Der Reif hat einen weissen Schein mir über’s Haar gestreuet. Da glaubt’ ich schon ein Greis zu sein und hab’ mich sehr gefreuet.

(The frost had cast a white sheen over my hair. I thought I’d already gone grey, and was very pleased).

The end of the quotation evokes, through similarity of shape and interval content, the ‘Bird of Paradise’ melody, which in the closing bars is heard for the last time high in the clarinet, while the opening trills of Paraphrase shimmer quietly in the piano.

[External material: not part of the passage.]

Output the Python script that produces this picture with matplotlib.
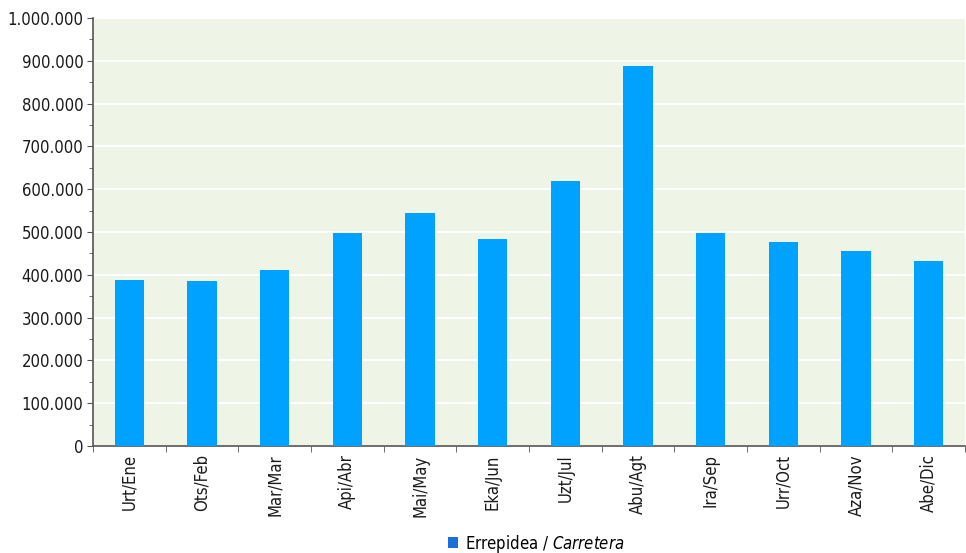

The Schubert and Wolf songs both speak of the grey (or white, in Wolf) hairs of old age. In Schubert, the frost brings only a presage of them, which reminds the singer of his mortality; in Wolf, they are directly contrasted with the many colours of the rainbow. The contrast could equally well be with the fantastic colours of the Bird of Paradise, and though Goethe’s poem affirms that even an old man can experience love, Wood seems to suggest—for both quotations are choked off, unresolved—that the ecstatic love of which the bird is an image remains in fact an unattainable dream. Wood had just turned fifty when he completed the third group of Robert Graves Songs; perhaps he was meditating, as one does around that landmark, on the ageing process, the shortening of days, the circumscribing of the future and the pain of memory.

Malcolm Macdonald

Richard Rodney Bennett (1936–2012): Duo Concertante

Richard Rodney Bennett was born on 29 March 1936 in Broadstairs, Kent. There have been few musicians who excelled in so many different musical genres. He was equally celebrated for his classical works for the concert hall, his film scores, and his fine abilities as a jazz pianist and cabaret chanteur. A composer from a young age, he seemed to learn more about the European avant-garde from his time attending summer courses in Darmstadt and during the two years he spent studying in Paris with Pierre Boulez than he did from his studies at the Royal Academy of Music with Lennox Berkeley and Howard Ferguson. Moving to live in New York City in 1979, he found there greater acceptance for his creative eclectism and a ready outlet for his abilities as a jazz musician. He was knighted in 1998 for his services to music. Of his Duo Concertante Bennett wrote:

‘This piece was commissioned by Nicholas Cox and Vanessa Latarche and first performed at the 1986 Cheltenham International Festival. The artists requested a brilliant Duo Concertante (as a companion piece to Weber’s Grand Duo Concertante) and this is exactly how the piece turned out. It plays for about ten minutes and is in three linked sections: Presto – Andante – Vivo. There are short solo cadenzas for each instrument and a double cadenza before the last section. Duo Concertante was written in New York in August/September 1985.’